Le meeting de Viannet a rassemblé 1000 personnes environ à la gare maritime, regroupant essentiellement le milieu militant syndical et politique de l’agglomération. Un intervenant de la CGT s’est félicité de la politique d’union sacrée " Le Havre derrière sa navale ", qui a permis d’éviter " les réactions épidermiques des salariés ", " de mener la lutte tout en continuant les chantiers en cours ", ce qui aurait selon lui valu aux salariés " l’unité des élus politiques locaux et son élargissement " (à qui ? aux élus FN ?), mais surtout " le respect du ministère de l’industrie " ! Les salariés des A.C.H. ont dû apprécier cette allusion à Christian Perret, ministre de l’industrie, co-décideur avec Strauss-Kahn de la fermeture des chantiers.
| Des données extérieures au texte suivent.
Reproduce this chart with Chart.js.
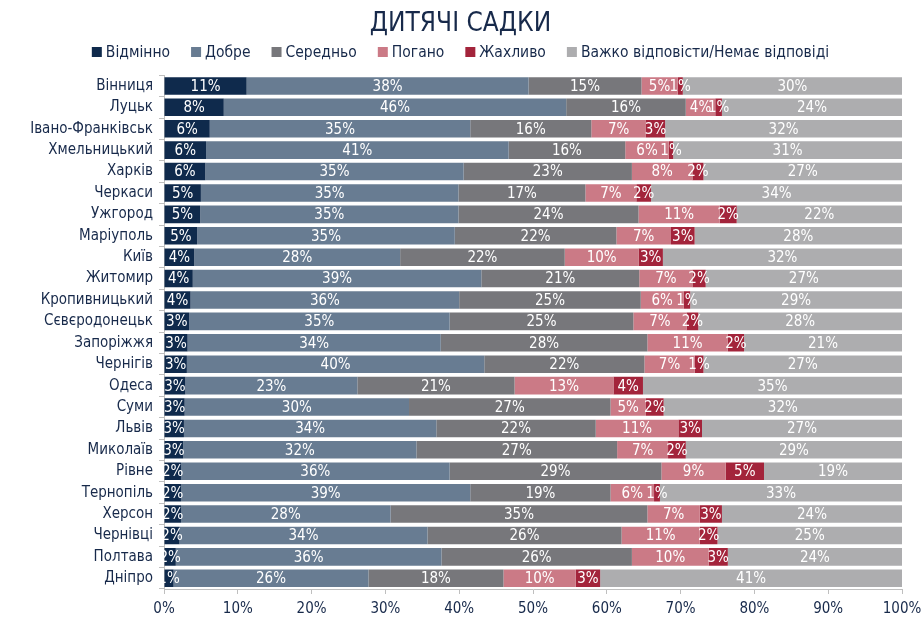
<!DOCTYPE html>
<html lang="uk">
<head>
<meta charset="utf-8">
<title>Дитячі садки</title>
<script src="https://cdn.jsdelivr.net/npm/chart.js@4"></script>
<style>
  html, body { margin: 0; padding: 0; background: #fff; }
  #wrap { width: 921px; height: 618px; position: relative; }
</style>
</head>
<body>
<div id="wrap"><canvas id="kindergartens"></canvas></div>
<script>
// ---- data (% of answers) ----
const cities = ["Вінниця", "Луцьк", "Івано-Франківськ", "Хмельницький", "Харків", "Черкаси",
    "Ужгород", "Маріуполь", "Київ", "Житомир", "Кропивницький", "Сєвєродонецьк",
    "Запоріжжя", "Чернігів", "Одеса", "Суми", "Львів", "Миколаїв",
    "Рівне", "Тернопіль", "Херсон", "Чернівці", "Полтава", "Дніпро"];

const excellent = [11.2, 8.1, 6.2, 5.7, 5.6, 5.0, 4.9, 4.5, 4.1, 3.9, 3.6, 3.4,
    3.2, 3.1, 2.9, 2.8, 2.7, 2.6, 2.3, 2.3, 2.3, 2.1, 1.6, 1.3];
const good = [38.2, 46.4, 35.3, 41.0, 35.0, 34.9, 35.0, 34.9, 27.9, 39.1, 36.4, 35.3,
    34.3, 40.3, 23.3, 30.4, 34.2, 31.6, 36.4, 39.2, 28.4, 33.6, 36.0, 26.4];
const average = [15.3, 16.2, 16.4, 15.8, 22.8, 17.2, 24.4, 21.9, 22.3, 21.4, 24.6, 24.9,
    28.0, 21.7, 21.3, 27.3, 21.6, 27.2, 28.7, 19.0, 34.8, 26.3, 25.8, 18.3];
const bad = [4.9, 4.0, 7.4, 5.9, 8.2, 6.9, 11.0, 7.4, 10.0, 7.2, 5.8, 7.2,
    10.9, 6.8, 13.4, 4.8, 11.2, 6.9, 8.7, 5.9, 7.1, 10.6, 10.4, 9.8];
const terrible = [0.7, 0.9, 2.6, 0.6, 1.5, 2.0, 2.3, 3.2, 3.3, 1.8, 0.9, 1.6,
    2.2, 1.2, 4.0, 2.4, 3.2, 2.4, 5.2, 0.8, 3.0, 2.4, 2.6, 3.3];
const noAnswer = [29.7, 24.4, 32.1, 31.0, 26.9, 34.0, 22.4, 28.1, 32.4, 26.6, 28.7, 27.6,
    21.4, 26.9, 35.1, 32.3, 27.1, 29.3, 18.7, 32.8, 24.4, 25.0, 23.6, 40.9];

const seriesNames = ["Відмінно", "Добре", "Середньо", "Погано", "Жахливо", "Важко відповісти/Немає відповіді"];
const seriesColors = ["#0f2a4c", "#687c92", "#77777b", "#cb7a86", "#a3243b", "#adadaf"];
const xTicks = [0, 10, 20, 30, 40, 50, 60, 70, 80, 90, 100];

const NAVY = "#17294a";
const FONT = "'Liberation Sans Narrow', 'DejaVu Sans Condensed', 'Roboto', sans-serif";

// =============== value labels inside the bars ===============
const barLabels = {
    id: "barLabels",
    afterDatasetsDraw(chart) {
        const ctx = chart.ctx;
        ctx.save();
        ctx.font = "15px " + FONT;
        ctx.fillStyle = "#ffffff";
        ctx.textAlign = "center";
        ctx.textBaseline = "middle";
        chart.data.datasets.forEach((ds, i) => {
            const meta = chart.getDatasetMeta(i);
            meta.data.forEach((bar, j) => {
                const v = ds.data[j];
                if (!v) return;
                ctx.fillText(Math.round(v) + "%", (bar.x + bar.base) / 2, bar.y + 1);
            });
        });
        ctx.restore();
    }
};

// =============== legend row under the title (drawn by hand for spacing) ===============
const topLegend = {
    id: "topLegend",
    afterDraw(chart) {
        const ctx = chart.ctx;
        const box = 10, gapText = 4, gapItem = 21, y = 52;
        ctx.save();
        ctx.font = "15.5px " + FONT;
        ctx.textBaseline = "middle";
        ctx.textAlign = "left";
        const widths = seriesNames.map(n => ctx.measureText(n).width);
        const total = widths.reduce((a, w) => a + box + gapText + w, 0) + gapItem * (seriesNames.length - 1);
        let x = chart.width / 2 - total / 2;
        seriesNames.forEach((name, i) => {
            ctx.fillStyle = seriesColors[i];
            ctx.fillRect(x, y - box / 2, box, box);
            ctx.fillStyle = NAVY;
            ctx.fillText(name, x + box + gapText, y + 1);
            x += box + gapText + widths[i] + gapItem;
        });
        ctx.restore();
    }
};

const allSeries = [excellent, good, average, bad, terrible, noAnswer];

new Chart(document.getElementById("kindergartens").getContext("2d"), {
    type: "bar",
    data: {
        labels: cities,
        datasets: allSeries.map((arr, i) => ({
            label: seriesNames[i],
            data: arr,
            backgroundColor: seriesColors[i],
            borderWidth: 0,
            barPercentage: 0.82,
            categoryPercentage: 1.0
        }))
    },
    options: {
        indexAxis: "y",
        responsive: true,
        maintainAspectRatio: false,
        animation: false,
        layout: { padding: { left: 0, right: 0, top: 0, bottom: -6 } },
        plugins: {
            title: {
                display: true,
                text: "ДИТЯЧІ САДКИ",
                color: NAVY,
                font: { family: FONT, size: 26, weight: "normal" },
                padding: { top: 9, bottom: 35 }
            },
            legend: { display: false },
            tooltip: { enabled: false }
        },
        scales: {
            x: {
                stacked: true,
                min: 0,
                max: 100,
                afterBuildTicks: scale => { scale.ticks = xTicks.map(v => ({ value: v })); },
                afterFit: scale => { scale.paddingRight = 19; },
                grid: { drawOnChartArea: false, drawTicks: true, tickLength: 5, color: "#bfbfbf" },
                border: { display: true, color: "#bfbfbf" },
                ticks: {
                    color: NAVY,
                    padding: 6,
                    font: { family: FONT, size: 15 },
                    callback: v => v + "%"
                }
            },
            y: {
                stacked: true,
                afterFit: scale => { scale.width = 164; },
                grid: { drawOnChartArea: false, drawTicks: true, tickLength: 5, color: "#bfbfbf", offset: true },
                border: { display: true, color: "#bfbfbf" },
                ticks: {
                    color: NAVY,
                    padding: 6,
                    autoSkip: false,
                    font: { family: FONT, size: 15 }
                }
            }
        }
    },
    plugins: [barLabels, topLegend]
});
</script>
</body>
</html>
Du discours de Viannet on retiendra qu’il déplore que les aides du patronat soient versées sans contrôle… des C.E., que " Le Havre a des atouts ", que " la France a des atouts "… et les travailleurs ? Car si lui, comme d’autres, parle d’enjeu national, c’est pour tourner le dos à un " tous ensemble " des travailleurs de l’agglomération contre les licenciements et pour la nationalisation des A.C.H., ce qui serait un début de riposte à la hauteur des enjeux. Pourtant, la seule présence dans la salle de salariés de De Carbon, venus tout exprès de l’Eure, la présence d’une délégation des sans-papiers, mais aussi l’existence de toute une série de luttes partielles dans l’agglomération, tout cela pourrait rendre cette politique concrète.

Le meeting s’est terminé sur un appel à une nouvelle manifestation au Havre, samedi 21 novembre.